I have a file on this form:

X/this is the first match/blabla
X-this is
the second match-

and here we have some fluff.

And I want to extract everything that appears after "X" and between the same markers. So if I have "X+match+", I want to get "match", because it appears after "X" and between the marker "+".

So for the given sample file I would like to have this output:

this is the first match

and then

this is
the second match

I managed to get all the content between X followed by a marker by using:

grep -zPo '(?<=X(.))(.|\n)+(?=\1)' file

That is:

• grep -Po '(?<=X(.))(.|\n)+(?=\1)' to match X followed by (something) that gets captured and matched at the end with (?=\1) (I based the code on my answer here).
• Note I use (.|\n) to match anything, including a new line, and that I also use -z in grep to match new lines as well.

So this works well, the only problem comes from the display of the output:

$ grep -zPo '(?<=X(.))(.|\n)+(?=\1)' file
this is the first matchthis is
the second match

As you can see, all the matches appear together, with "this is the first match" being followed by "this is the second match" with no separator at all. I know this comes from the usage of "-z", that treats all the file as a set of lines, each terminated by a zero byte (the ASCII NUL character) instead of a newline (quoting "man grep").

So: is there a way to get all these results separately?

I tried also in GNU Awk:

awk 'match($0, /X(.)(\n|.*)\1/, a) {print a[1]}' file

but not even the (\n|.*) worked.

Answer 1

awk doesn't support backreferences within regexp definition.

Workarounds:

$ grep -zPo '(?s)(?<=X(.)).+(?=\1)' ip.txt | tr '\0' '\n'
this is the first match
this is
the second match

# with ripgrep, which supports multiline matching
$ rg -NoUP '(?s)(?<=X(.)).+(?=\1)' ip.txt
this is the first match
this is
the second match

Can also use (?s)X(.)\K.+(?=\1) instead of (?s)(?<=X(.)).+(?=\1). Also, you might want to use non-greedy quantifier here to avoid matching match+xyz+foobaz for an input X+match+xyz+foobaz+

With perl

$ perl -0777 -nE 'say $& while(/X(.)\K.+(?=\1)/sg)' ip.txt
this is the first match
this is
the second match

Answer 2

Here is another gnu-awk solution making use of RS and RT:

awk -v RS='X.' 'ch != "" && n=index($0, ch) {
   print substr($0, 1, n-1)
}
RT {
   ch = substr(RT, 2, 1)
}' file

this is the first match
this is
the second match

Answer 3

With GNU awk for multi-char RS, RT, and gensub() and without having to read the whole file into memory:

$ awk -v RS='X.' 'NR>1{print "<" gensub(end".*","",1) ">"} {end=substr(RT,2,1)}' file
<this is the first match>
<this is
the second match>

Obviously I added the "<" and ">" so you could see where each output record starts/ends.

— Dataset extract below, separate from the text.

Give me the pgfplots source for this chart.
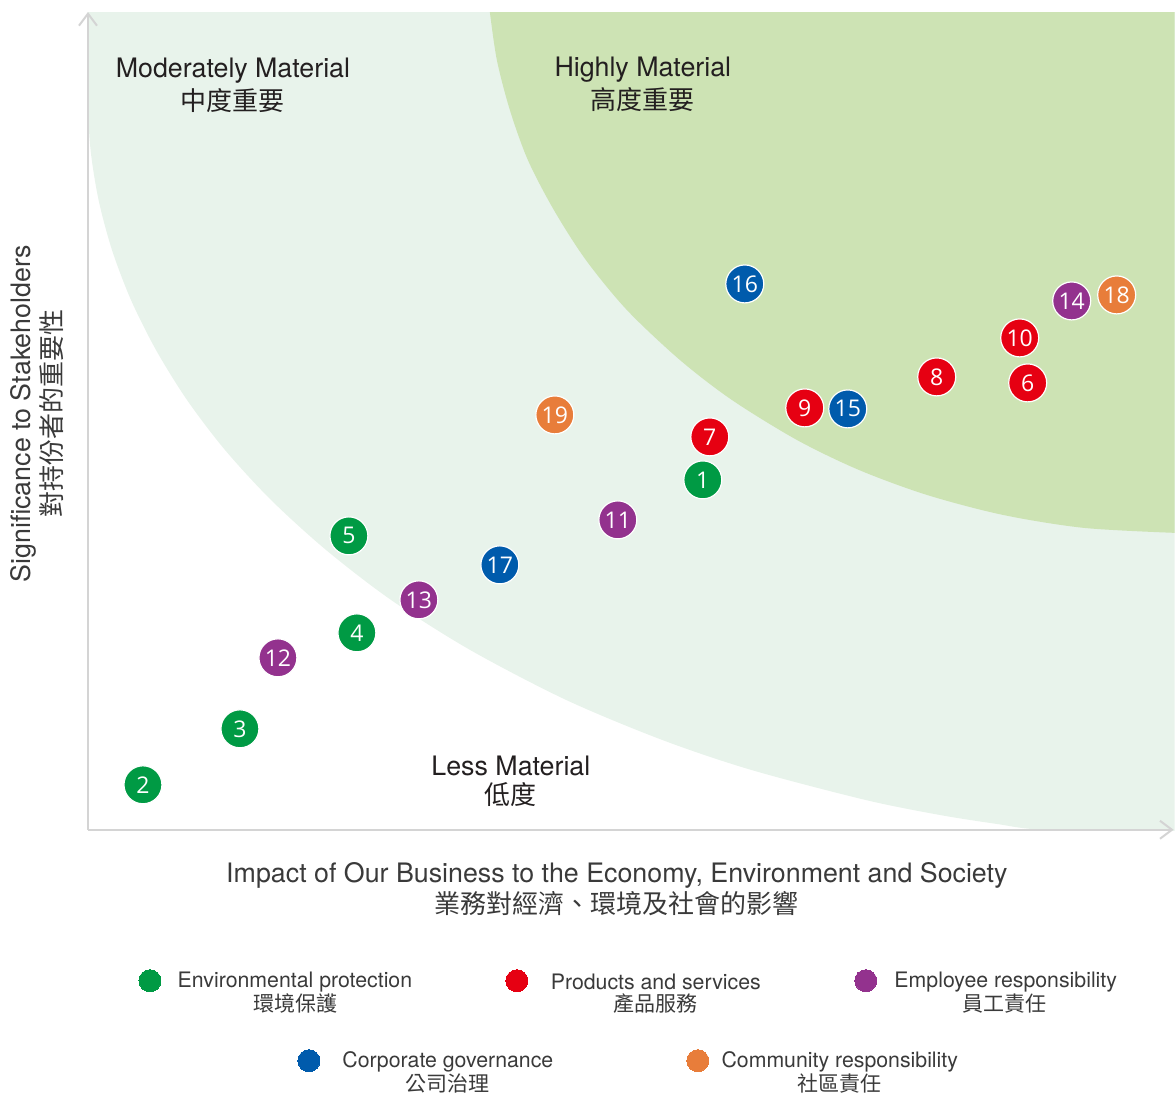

The above assumes that the character after X isn't a non-repetition regexp metachar (e.g. ., ^, [, etc.) so YMMV

Answer 4

The use case is kind of problematic, because as soon as you print the matches, you lose the information about where exactly the separator was. But if that's acceptable, try piping to xargs -r0.

grep -zPo '(?<=X(.))(.|\n)+(?=\1)' file | xargs -r0

These options are GNU extensions, but then so is grep -z and (mostly) grep -P, so perhaps that's acceptable.